Selbstbildnis als Franz Kafka, der seine Erzählung „Die Verwandlung“ niederschreibt
Urs Lüthi. Hommage an Franz Kafka, 2015
Urs Lüthi (Kriens, 1947) ist Experimentalkünstler und Pionier der Body Art und wurde in den späten 1960er Jahren mit seinen künstlerischen Erkundungen der Vielfalt, Ambiguität und Fragmenthaftigkeit von Identität international bekannt. Seit den berühmten fotografischen Selbstporträts der 1970er Jahre, in denen er als Femme fatale oder androgyne Figur posierte und bewusst absurde und befremdliche Situationen inszenierte, dreht sich Lüthis Reflexion um die Bedeutung des Autobiografischen.

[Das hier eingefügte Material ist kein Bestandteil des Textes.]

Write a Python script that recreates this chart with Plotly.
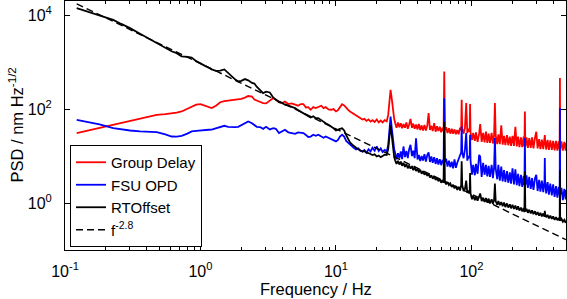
import plotly.graph_objects as go

# ---------------- data ----------------
# frequency bins, Hz (four consecutive bands)
freq_a = [0.122, 0.15, 0.18, 0.227, 0.26, 0.302, 0.358, 0.42, 0.475, 0.55, 0.612, 0.667,
          0.726, 0.8, 0.861, 0.93, 1.0, 1.08, 1.15, 1.21, 1.3, 1.4, 1.5, 1.6, 1.7, 1.8,
          1.9, 2.0, 2.13, 2.25, 2.4, 2.5, 2.6, 2.75, 2.9, 3.05, 3.25, 3.45, 3.6, 3.8,
          4.0, 4.2, 4.45, 4.7, 5.0, 5.25, 5.5, 5.75, 6.0, 6.25, 6.5, 6.8, 7.1, 7.4,
          7.8, 8.1, 8.4, 8.8, 9.2, 9.6, 10.0]
freq_b = [10.35, 10.7, 11.1, 11.5, 11.9, 12.3, 12.7, 13.2, 13.6, 14.1, 14.6, 15.1, 15.7,
          16.2, 16.8, 17.4, 18.0, 18.6, 19.3, 20.0, 20.7, 21.4, 22.1, 22.9, 23.7, 24.3,
          24.8, 25.3, 25.8, 26.3, 26.9, 27.4]
freq_c = [28.0, 28.7, 29.4, 30.1, 30.8, 31.5, 32.3, 33.1, 33.9, 34.7, 35.5, 36.4, 37.2,
          38.1, 39.0, 40.0, 40.9, 41.9, 42.9, 43.9, 45.0, 46.1, 47.2, 48.3, 49.4, 50.6,
          51.8, 53.1, 54.4, 55.7, 57.0, 58.4, 59.8, 61.2, 62.3, 63.0, 63.7, 65.0, 66.6,
          68.2, 69.8, 71.5, 73.2, 75.0, 76.8, 78.6, 80.5, 82.4, 84.0, 84.7, 85.5, 87.5,
          89.6, 91.5, 93.2, 95.4, 97.0, 97.7, 98.5]
freq_d = [101, 103, 106, 108, 111, 114, 116, 119, 122, 125, 128, 131, 134, 137, 141, 144,
          147, 149, 151, 155, 158, 162, 166, 170, 174, 178, 183, 187, 192, 196, 201, 206,
          211, 216, 221, 226, 232, 237, 243, 246, 248, 250, 255, 261, 267, 274, 280, 287,
          294, 301, 308, 316, 323, 331, 339, 346, 348, 350, 356, 365, 373, 382, 392, 401,
          411, 421, 431, 441, 448, 450, 452, 462, 473, 485, 496, 500]

# Group Delay PSD, nm Hz^-1/2
gd_a = [30.9, 35.3, 39.9, 46.5, 50.8, 56, 63, 70, 75.6, 78, 80, 84,
        89, 102, 114, 124, 128, 118, 110, 105, 118, 140, 147, 150, 152, 155,
        158, 165, 175, 190, 185, 160, 152, 140, 134, 132, 150, 171, 160, 140,
        134, 145, 128, 132, 124, 118, 128, 128, 108, 110, 96.7, 110, 105, 112,
        118, 105, 110, 98, 96.7, 100, 89]
gd_b = [95, 108, 127, 120, 104, 96, 89, 83, 78, 72, 68, 64, 60, 62, 56, 60, 54, 58, 53, 60,
        52, 57, 52, 58, 55, 75, 140, 257, 170, 95, 62, 50]
gd_c = [40, 52, 41, 50, 39, 48, 40, 52, 38, 47, 62, 40, 49, 38, 47, 37, 48, 36, 45, 35,
        46, 35, 44, 82, 36, 44, 34, 50, 33, 43, 34, 42, 32, 40, 34, 631, 36, 41, 31, 39,
        30, 38, 30, 37, 29, 36, 29, 40, 35, 158, 38, 30, 40, 134, 31, 38, 33, 129, 31]
gd_d = [22, 31, 21, 32, 20, 30, 48, 20, 31, 19.5, 33, 19, 30, 19, 31, 18.5, 28, 134, 28, 18,
        29, 18, 45, 17.5, 27, 17, 28, 17, 26, 16.5, 27, 16.5, 42, 16, 26, 15.5, 25, 15.5,
        26, 16, 89, 16, 25, 15, 24, 15, 25, 14.5, 24, 33, 14.5, 23, 14, 22.5, 14, 22, 28,
        22, 13.8, 22, 13.5, 21.5, 13.5, 21, 13.2, 21, 13, 20.5, 14, 457, 14, 20.5, 13, 20,
        13, 19]

# FSU OPD PSD, nm Hz^-1/2
fsu_a = [59.2, 53, 47, 39.5, 37, 35, 33.4, 32.8, 32.4, 29, 26.1, 26,
         27.0, 30, 33.4, 34.5, 35.5, 36.3, 36.3, 36.5, 39, 43, 44.1, 42, 41.4, 41.4,
         42, 45, 50, 54.5, 50, 45, 42, 41.4, 38, 42, 37, 39.4, 38, 30.9,
         33, 36.3, 32, 31, 29.8, 32, 31.5, 30.9, 28, 25.4, 26, 28.4, 27, 28.4,
         26, 24.5, 26, 24.2, 23.5, 22, 20.5]
fsu_b = [22, 26, 28.4, 26, 21, 19, 17.4, 16, 14.8, 13.8, 14.5, 13, 12.5, 13.5, 11.8, 14,
         12.5, 15, 13, 16, 12.8, 14.5, 12.2, 13.5, 12.5, 17, 35, 69.6, 40, 22, 14, 11.5]
fsu_c = [8.5, 11.5, 9, 12.5, 8.6, 16, 9.5, 12.8, 9, 14, 17.4, 10, 13, 9, 24, 8.5, 10.5,
         7.8, 10, 8, 11, 7.6, 10.5, 12, 7.5, 9.8, 7.2, 9.5, 6.8, 9, 6.6, 8.6, 6.4, 8.2, 7,
         171, 7.5, 8.8, 6, 8, 5.8, 7.6, 5.5, 8.5, 5.6, 7.2, 9, 11, 12, 42.6, 12, 9, 14,
         30.9, 8, 10, 9, 28.4, 8]
fsu_d = [4.0, 6.5, 3.9, 6.8, 4.2, 10.6, 9.8, 3.6, 7.2, 4.0, 6.5, 3.7, 6.2, 3.6, 6.5, 3.4,
         5.8, 24.2, 5.5, 3.2, 6.5, 3.0, 6, 2.9, 5, 2.8, 4.8, 2.7, 4.5, 2.6, 5.5, 2.5, 5.2,
         2.4, 4.2, 2.3, 4.0, 2.2, 3.8, 2.4, 24.2, 2.4, 3.9, 2.1, 3.6, 2.0, 3.4, 1.9, 3.3,
         4.0, 1.8, 3.1, 1.75, 3.0, 1.7, 2.9, 9.07, 2.9, 1.6, 2.8, 1.5, 2.6, 1.45, 2.5,
         1.35, 2.3, 1.3, 2.2, 1.5, 105, 1.5, 2.1, 1.15, 2.0, 1.2, 1.9]

# RTOffset PSD, nm Hz^-1/2
rt_a = [14100, 11700, 9700, 7940, 6500, 5290, 4000, 3100, 2540, 1950, 1700, 1550,
        1330, 1290, 1250, 1050, 920, 833, 760, 700, 650, 660, 700, 583, 500, 430,
        387, 400, 435, 410, 360, 350, 300, 260, 219, 235, 226, 175, 158, 140,
        135, 124, 118, 112, 105, 95, 88, 80, 74, 69.6, 66, 70, 64, 64.4,
        58, 52, 50, 46.3, 43, 39, 35]
rt_b = [37, 38, 39, 35, 28, 23, 19.5, 17.5, 16, 15, 14, 13.2, 12.5, 12.8, 11.8, 11.6, 11,
        10.5, 10.9, 9.8, 10.3, 9.5, 10, 10.7, 10.5, 14, 26, 45, 28, 15, 9.5, 8]
rt_c = [6.8, 7.9, 6.6, 7.6, 6.2, 7.2, 5.9, 6.8, 5.5, 6.3, 5.4, 6.1, 5.0, 5.8, 4.8, 5.4,
        4.5, 5.1, 4.2, 4.8, 4.0, 4.5, 3.8, 4.2, 3.5, 3.9, 3.3, 3.7, 3.1, 3.5, 2.9, 3.3,
        2.7, 3.1, 2.7, 54, 2.8, 2.5, 2.8, 2.4, 2.6, 2.2, 2.45, 2.05, 2.3, 1.9, 2.2, 1.85,
        2.4, 7.7, 2.4, 1.8, 2.0, 3.0, 1.65, 1.85, 1.6, 4.35, 1.6]
rt_d = [1.2, 1.45, 1.15, 1.38, 1.12, 1.35, 1.6, 1.1, 1.3, 1.05, 1.28, 1.02, 1.24, 0.98,
        1.2, 0.97, 1.15, 2.6, 1.1, 0.92, 1.1, 0.9, 1.05, 0.86, 1.02, 0.82, 0.98, 0.8,
        0.94, 0.77, 0.92, 0.75, 0.88, 0.72, 0.85, 0.69, 0.8, 0.66, 0.78, 0.64, 4.7, 0.66,
        0.75, 0.62, 0.72, 0.6, 0.7, 0.58, 0.67, 0.56, 0.64, 0.54, 0.62, 0.52, 0.6, 0.51,
        0.68, 0.58, 0.5, 0.56, 0.47, 0.54, 0.46, 0.52, 0.44, 0.5, 0.43, 0.48, 0.42, 5.0,
        0.42, 0.46, 0.4, 0.44, 0.38, 0.42]

# f^-2.8 power-law guide (end points)
fit_freq = [0.122, 498]
fit_psd = [17400, 0.166]

freq = freq_a + freq_b + freq_c + freq_d
group_delay = gd_a + gd_b + gd_c + gd_d
fsu_opd = fsu_a + fsu_b + fsu_c + fsu_d
rt_offset = rt_a + rt_b + rt_c + rt_d

x_tick_vals = [0.1, 1, 10, 100]
x_tick_text = ["10<sup>-1</sup>", "10<sup>0</sup>", "10<sup>1</sup>", "10<sup>2</sup>"]
x_minor_vals = [0.2, 0.3, 0.4, 0.5, 0.6, 0.7, 0.8, 0.9,
                2, 3, 4, 5, 6, 7, 8, 9,
                20, 30, 40, 50, 60, 70, 80, 90,
                200, 300, 400, 500]
y_tick_vals = [1, 100, 10000]
y_tick_text = ["10<sup>0</sup>", "10<sup>2</sup>", "10<sup>4</sup>"]

# ---------------- figure ----------------
FONT = "Liberation Sans, Arial, Helvetica, sans-serif"

fig = go.Figure()
fig.add_trace(go.Scatter(x=freq, y=group_delay, mode="lines", name="Group Delay",
                         line=dict(color="#ff0000", width=1.8)))
fig.add_trace(go.Scatter(x=freq, y=fsu_opd, mode="lines", name="FSU OPD",
                         line=dict(color="#0000ff", width=1.8)))
fig.add_trace(go.Scatter(x=freq, y=rt_offset, mode="lines", name="RTOffset",
                         line=dict(color="#000000", width=1.8)))
fig.add_trace(go.Scatter(x=fit_freq, y=fit_psd, mode="lines", name="f<sup>-2.8</sup>",
                         line=dict(color="#000000", width=1.4, dash="7px,4px")))

axis_common = dict(showline=True, linecolor="black", linewidth=1, mirror="allticks",
                   ticks="inside", ticklen=5, tickcolor="black", showgrid=False,
                   zeroline=False, tickfont=dict(family=FONT, size=16, color="black"))

fig.update_xaxes(type="log", range=[-1, 2.698], tickmode="array",
                 tickvals=x_tick_vals, ticktext=x_tick_text, ticklabelstandoff=7,
                 minor=dict(tickmode="array", tickvals=x_minor_vals, ticks="inside",
                            ticklen=3, tickcolor="black", showgrid=False),
                 **axis_common)
fig.update_yaxes(type="log", range=[-1, 4.301], tickmode="array",
                 tickvals=y_tick_vals, ticktext=y_tick_text, ticklabelstandoff=9,
                 **axis_common)

fig.add_annotation(text="Frequency / Hz", xref="paper", yref="paper",
                   x=(316 - 65) / 501, y=(250 - 289) / 249, xanchor="center", yanchor="middle",
                   showarrow=False, font=dict(family=FONT, size=16.5, color="black"))
fig.add_annotation(text="PSD / nm Hz<sup>-1/2</sup>", xref="paper", yref="paper",
                   x=(16.5 - 65) / 501, y=(250 - 125) / 249, xanchor="center", yanchor="middle",
                   textangle=-90, showarrow=False,
                   font=dict(family=FONT, size=16.5, color="black"))

fig.update_layout(
    width=567, height=299,
    margin=dict(l=65, r=1, t=1, b=49, autoexpand=False),
    paper_bgcolor="white", plot_bgcolor="white",
    font=dict(family=FONT, size=16, color="black"),
    showlegend=True,
    legend=dict(x=0.01, y=(250 - 145) / 249, xanchor="left", yanchor="top",
                bgcolor="white", bordercolor="black", borderwidth=1,
                font=dict(family=FONT, size=15, color="black"), itemwidth=30),
)

fig.write_html("out.html", config={"displayModeBar": False},
               post_script="document.body.style.margin='0px';")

Nicht ohne Grund betitelt der Künstler sein Werk für Meran erst als „Selbstbildnis“, also nicht als Bildnis von Franz Kafka (Prag, 1883 – Kierling, 1924), es ist nämlich der Künstler, der sich in der Haut des Schriftstellers, „als“ dieser wiederfindet, während er seine Erzählung niederschreibt. Auf diese Weise schafft Lüthi ein komplexes Zusammenspiel der Verweise. Nicht nur, dass er der Identität Kafkas die eigene überstreift, zugleich spielt er auch auf die Verwandlung des Protagonisten der Erzählung, des jungen Geschäftsreisenden Gregor Samsa, in ein ungeheures Ungeziefer an.
Im Frühjahr 1920 weilte Kafka, der an Tuberkulose erkrankt war, zuerst zur Kur im Grand Hotel Emma in Meran, danach in der Pension Ottoburg in Untermais; auf diese Zeit gehen zahlreiche Briefwechsel zurück, darunter auch die berühmten Briefe an Milena.